Всегда она очень любила брата, но – чем он особенно ее растрогал, так это своей историей с полком. Когда она стала упрекать брата, что он не пожалел себя, что вместо того, чтобы стреляться, он бы лучше прислал ей депешу, а она бы ему выслала деньги, Иван Данилович сказал:

– Хорошо. Прислала бы ты деньги, выручила бы на этот раз, а завтра попался бы мне другой Феркель, и опять вышла бы та же штука. Я свою проклятую натуру знаю. Потому и не дал тебе знать.
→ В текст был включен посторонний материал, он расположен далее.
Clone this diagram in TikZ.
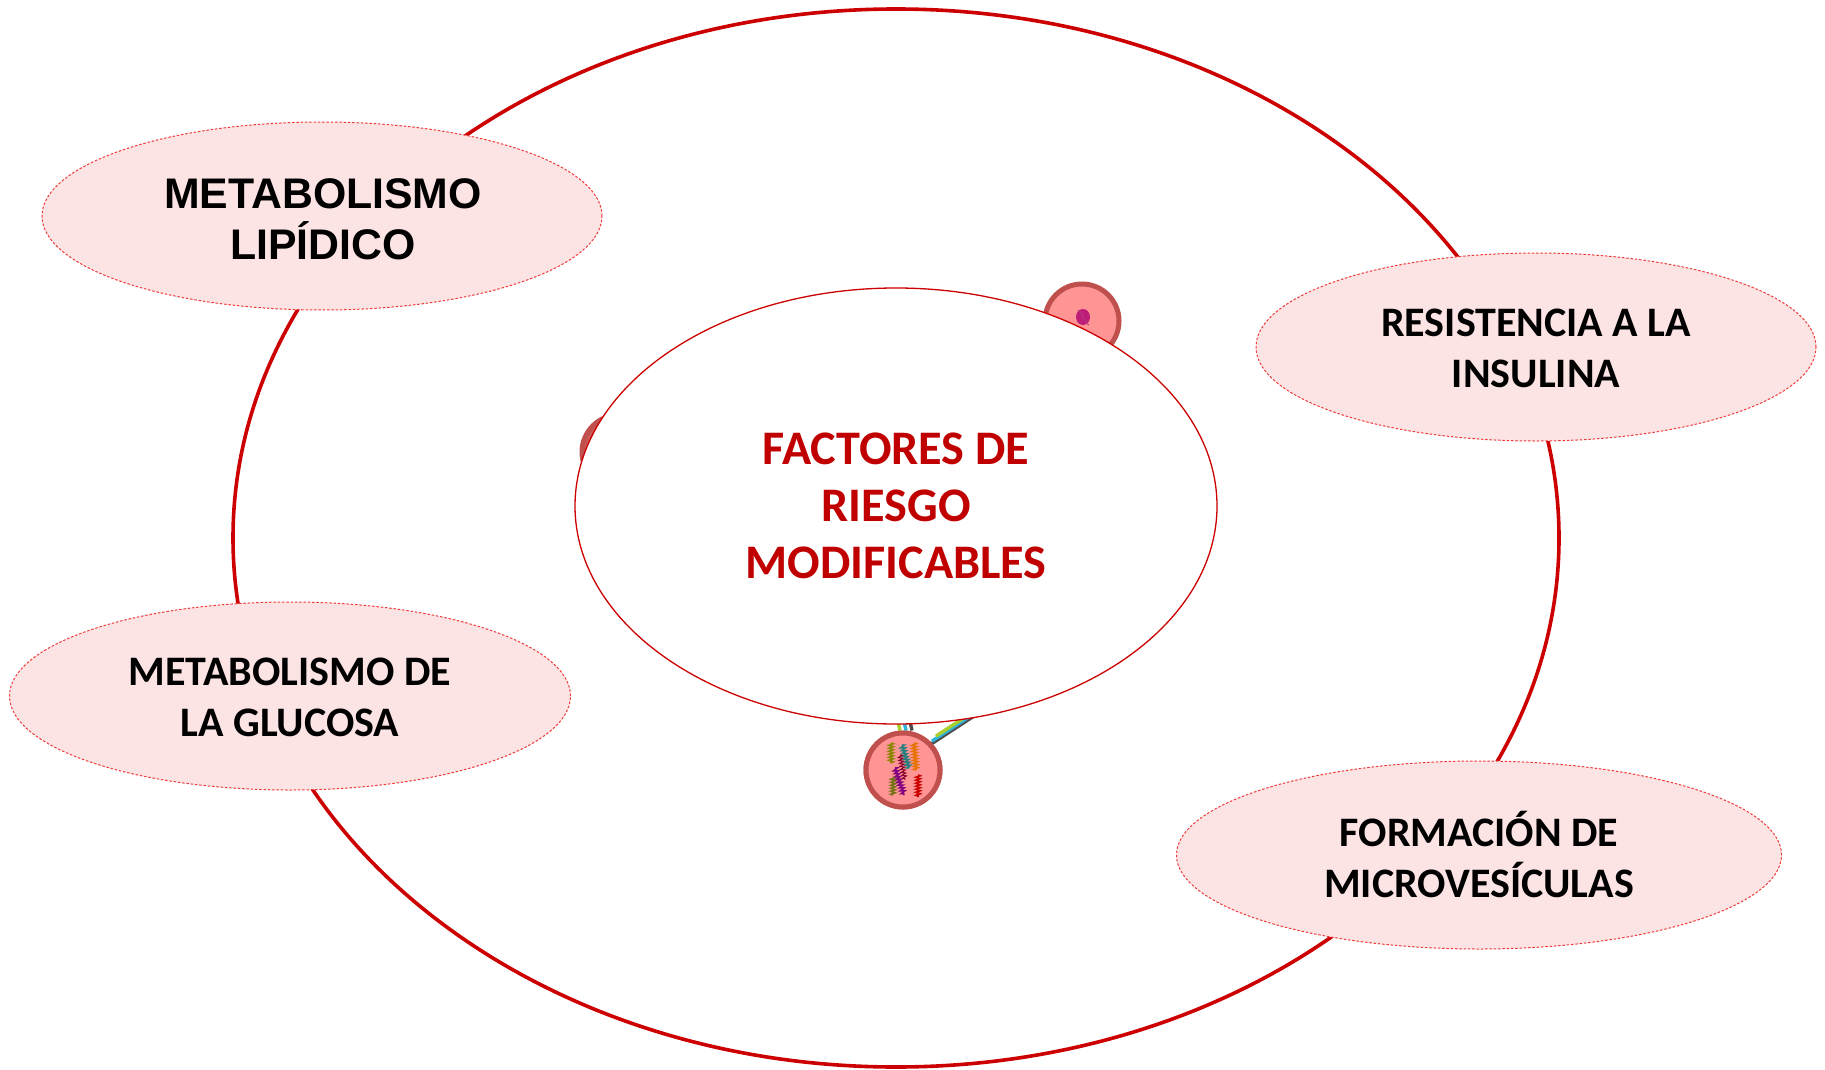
\documentclass[tikz,border=0pt]{standalone}
\usepackage{fontspec}
\setmainfont{Carlito}
\newfontfamily\arialb{Liberation Sans}
\usetikzlibrary{decorations.pathmorphing,shapes.geometric}
\definecolor{ringred}{HTML}{CC0000}
\definecolor{titlered}{HTML}{C00000}
\definecolor{petal}{HTML}{FDE4E4}
\definecolor{petaledge}{HTML}{F03A3A}
\definecolor{nodefill}{HTML}{FF9494}
\definecolor{nodeedge}{HTML}{C0504D}
\definecolor{edgegray}{HTML}{4D4D4D}
\definecolor{edgecyan}{HTML}{2FB4DA}
\definecolor{edgelime}{HTML}{A8CF2E}
\tikzset{
  petalbox/.style={ellipse, fill=petal, draw=petaledge, line width=1pt,
    dash pattern=on 2.5pt off 1.8pt},
  labeltext/.style={font=\fontsize{42}{51}\selectfont\bfseries, align=center, text=black},
  protein/.style={circle, minimum size=74pt, inner sep=0pt, fill=nodefill,
    draw=nodeedge, line width=5pt},
  linkline/.style={line width=3.4pt},
  helix/.style={line width=1.6pt, decorate,
    decoration={zigzag, segment length=3pt, amplitude=2.2pt}},
}
\begin{document}
\begin{tikzpicture}[x=1pt,y=-1pt]
\useasboundingbox (0,0) rectangle (1825,1070);
\fill[white] (0,0) rectangle (1825,1070);

% outer ring
\draw[ringred, line width=3.6pt] (896,538) ellipse [x radius=663, y radius=529];

% interaction network nodes, partly hidden by the central ellipse
\coordinate (hidA) at (897,690);
\coordinate (hidB) at (1000,696);
\node[protein] (pTop) at (1082,321) {};
\node[protein, fill=nodeedge!85!nodefill] (pLeft) at (619,452) {};
\node[protein] (pBot) at (903,770) {};
% links leaving the lower node
\draw[linkline, edgegray]  ([xshift=9pt]pBot.north)  -- ([xshift=6pt]hidA);
\draw[linkline, edgecyan]  ([xshift=3pt]pBot.north)  -- ([xshift=0pt]hidA);
\draw[linkline, edgelime]  ([xshift=-3pt]pBot.north) -- ([xshift=-6pt]hidA);
\draw[linkline, edgegray]  ([xshift=-3pt,yshift=-4pt]pBot.north east) -- ([xshift=-3pt,yshift=-5pt]hidB);
\draw[linkline, edgecyan]  ([xshift=1pt,yshift=1pt]pBot.north east)   -- ([xshift=1pt,yshift=0pt]hidB);
\draw[linkline, edgelime]  ([xshift=5pt,yshift=6pt]pBot.north east)   -- ([xshift=5pt,yshift=5pt]hidB);
\node[protein] at (pBot) {};
% folded chains inside the lower node
\draw[helix, olive] (891,743) -- (891,763);
\draw[helix, olive!80!black] (893,777) -- (893,795);
\draw[helix, teal!70!gray] (902,745) -- (909,768);
\draw[helix, violet] (895,768) -- (904,795);
\draw[helix, orange!90!black] (914,743) -- (916,770);
\draw[helix, red!80!black] (918,775) -- (918,797);
\draw[helix, purple!70!black, line width=1pt] (900,755) -- (905,780);
% small molecule in the upper node
\fill[purple!60!magenta!80!black, opacity=0.8] (1083,317) circle [x radius=7, y radius=8];
\draw[magenta!70!black, line width=0.8pt, decorate,
  decoration={random steps, segment length=2pt, amplitude=1.5pt}]
  (1078,310) -- (1089,325);

% central ellipse
\node[ellipse, draw=ringred, fill=white, line width=1.3pt,
  minimum width=642pt, minimum height=436pt] (core) at (896,506) {};
\node[font=\fontsize{48.2}{57}\selectfont\bfseries, text=titlered, align=center]
  (coretext) at (core) {FACTORES DE\\RIESGO\\MODIFICABLES};

% surrounding factors
\node[petalbox, minimum width=560pt, minimum height=188pt] (lip) at (322,216) {};
\node[labeltext, font=\arialb\fontsize{42.8}{51}\selectfont\bfseries] (liptext) at (323,219)
  {METABOLISMO\\LIPÍDICO};

\node[petalbox, minimum width=560pt, minimum height=188pt] (ins) at (1536,347) {};
\node[labeltext] (instext) at (1536,348) {RESISTENCIA A LA\\INSULINA};

\node[petalbox, minimum width=561pt, minimum height=188pt] (glu) at (290,696) {};
\node[labeltext] (glutext) at (290,697) {METABOLISMO DE\\LA GLUCOSA};

\node[petalbox, minimum width=605pt, minimum height=188pt] (mic) at (1479,855) {};
\node[labeltext] (mictext) at (1479,855) {FORMACIÓN DE\\MICROVESÍCULAS};
\end{tikzpicture}
\end{document}
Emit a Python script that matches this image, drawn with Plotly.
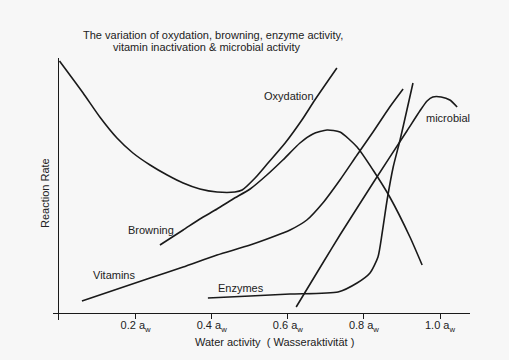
import plotly.graph_objects as go

# ---- data (water activity a_w, relative reaction rate) ----
oxy_x = [0.0, 0.062, 0.106, 0.151, 0.193, 0.238, 0.283, 0.325, 0.369, 0.414, 0.461, 0.480, 0.514, 0.548, 0.593, 0.637, 0.671, 0.729]
oxy_y = [100.8, 88, 78.4, 70, 64, 59.2, 55.2, 52, 49.6, 48.4, 48.4, 49.2, 54, 60, 68, 77.2, 85.2, 98]

brown_x = [0.264, 0.325, 0.369, 0.414, 0.456, 0.501, 0.545, 0.587, 0.632, 0.666, 0.703, 0.737, 0.782, 0.824, 0.868, 0.921, 0.953]
brown_y = [27.2, 33.2, 37.6, 41.6, 45.6, 49.6, 55.2, 61.2, 68, 71.6, 73.2, 72.4, 66.4, 57.2, 46.4, 30.4, 19.2]

vit_x = [0.059, 0.238, 0.325, 0.414, 0.501, 0.587, 0.606, 0.650, 0.692, 0.737, 0.782, 0.824, 0.868, 0.903]
vit_y = [4.8, 14, 18.4, 23.2, 27.2, 32, 33.2, 37.2, 44, 53.2, 63.2, 72.4, 82.4, 89.6]

enz_x = [0.390, 0.501, 0.606, 0.732, 0.782, 0.816, 0.837, 0.848, 0.861, 0.877, 0.895, 0.913, 0.929]
enz_y = [6, 6.8, 7.6, 8.4, 12, 16, 22.4, 32, 45.2, 58.4, 69.2, 81.2, 92]

mic_x = [0.622, 0.692, 0.737, 0.824, 0.913, 0.947, 0.966, 0.981, 1.003, 1.026, 1.045]
mic_y = [2.4, 20, 31.2, 52, 72.8, 80.8, 84.8, 86.4, 86.4, 85.2, 82.4]

tick_vals = [0.2, 0.4, 0.6, 0.8, 1.0]
tick_text = ["0.2 a<sub>w</sub>", "0.4 a<sub>w</sub>", "0.6 a<sub>w</sub>", "0.8 a<sub>w</sub>", "1.0 a<sub>w</sub>"]

curve_labels = ["Oxydation", "microbial", "Browning", "Vitamins", "Enzymes"]
label_x = [0.603, 1.021, 0.241, 0.143, 0.477]
label_y = [86.8, 78, 33.2, 15.2, 10]

LINE = "#1a1a1a"
TXT = "#222222"
BG = "#f7f7f7"
FONT = "Liberation Sans, Arial, sans-serif"

fig = go.Figure()
for xs, ys in [(oxy_x, oxy_y), (brown_x, brown_y), (vit_x, vit_y), (enz_x, enz_y), (mic_x, mic_y)]:
    fig.add_trace(go.Scatter(x=xs, y=ys, mode="lines",
                             line=dict(color=LINE, width=1.6, shape="spline", smoothing=0.6),
                             showlegend=False, hoverinfo="skip"))

def ann(text, x, y, xref="paper", yref="paper", **kw):
    return dict(text=text, x=x, y=y, xref=xref, yref=yref, showarrow=False,
                xanchor="center", yanchor="middle",
                font=dict(size=11, color=TXT, family=FONT), **kw)

annotations = [ann(t, x, y, "x", "y") for t, x, y in zip(curve_labels, label_x, label_y)]
annotations += [
    ann("The variation of oxydation, browning, enzyme activity,", 0.384, 1.088),
    ann("vitamin inactivation &amp; microbial activity", 0.369, 1.042),
    ann("Water activity  ( Wasseraktivität )", 0.53, -0.084),
    ann("Reaction Rate", -0.019, 0.485, textangle=-90),
]

xr = [(53 - 59.5) / 380.5, (470 - 59.5) / 380.5]
yr = [-2.8, 102]
xpos = (320 - 313) / 262

fig.update_layout(
    width=509, height=360,
    margin=dict(l=53, r=39, t=58, b=40, pad=0, autoexpand=False),
    paper_bgcolor=BG, plot_bgcolor=BG,
    font=dict(family=FONT, size=11, color=TXT),
    xaxis=dict(range=xr, domain=[0, 1], anchor="free", position=xpos, automargin=False,
               showline=True, linecolor=LINE, linewidth=1.3,
               ticks="outside", ticklen=5, tickcolor=LINE, tickwidth=1.2,
               ticklabelstandoff=-3,
               tickvals=tick_vals, ticktext=tick_text, tickfont=dict(size=11, color=TXT, family=FONT),
               showgrid=False, zeroline=False, fixedrange=True),
    xaxis2=dict(range=xr, domain=[0, 1], anchor="free", position=xpos, overlaying="x",
                automargin=False, showline=False, ticks="inside", ticklen=4,
                tickcolor=LINE, tickwidth=1.2, tickvals=tick_vals, showticklabels=False,
                showgrid=False, zeroline=False, fixedrange=True),
    yaxis=dict(range=yr, domain=[0, 1], anchor="free", position=(57.5 - 53) / 417, automargin=False,
               showline=True, linecolor=LINE, linewidth=1.3,
               ticks="", showticklabels=False, showgrid=False, zeroline=False, fixedrange=True),
    annotations=annotations,
)

fig.write_html("out.html", config={"displayModeBar": False},
               post_script="document.body.style.margin='0';document.body.style.background='#f7f7f7';document.body.style.overflow='hidden';")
Я так решил, что теперь я вор по несчастию, а если у тебя начну деньги тянуть, так буду вор-подлец, с расчетом, да и брать-то у тебя, Фиса, деньги – все равно, что снимать суму с нищего.

Этими словами он ее и пронзил. Трогательно ей стало, как это брат жизни не пожалел, а ее не захотел обидеть.

Умер Иван Данилович. Что тут, сударь, с барышней делалось – не перескажешь! Поседела совсем, не плакала, а ревела-с… вот вроде, как коровы ревут, когда в поле кровь найдут! – и все без слезы, один крик. Больше всего она проклинала себя, что «проспала Ваню»: умер-то он, изволите видеть, ночью, никто и не слыхал… Вошла Анфиса Даниловна утром к нему в комнату, а он уже холодный. Она так и повалилась около постели. И совсем напрасно она себя на этот счет тревожила: лицо у покойника было такое мирное, покойное, – должно быть, легко, пожалуй, даже, что и во сне умер.

Месяц-другой – не утешается Анфиса Даниловна. Комнату эту, где Иван Данилович умер, так и оставила, как при нем: стула в ней не переменила; сама ее и убирала, и подметала, и стирала пыль с вещей и книг; прислуге войти в «Ванин кабинет» Боже сохрани, – кротка-кротка барышня, а тут, ой-ой, как бушевала!.. Во время болезни покойного она взяла себе привычку сидеть у дверей его кабинета. Тут и кресло себе поставила, и рабочий столик. Сидит бывало, читает или шьет; брат позвонит – она тут как тут. Теперь звонить было некому, но она привычки своей не прекратила, и стало это кресло самым любимым ее местом в квартире. Моя Анна Порфирьевна часто заходила ее проведать. Заметила она, что барышня от тоски желтеет, тает день ото дня.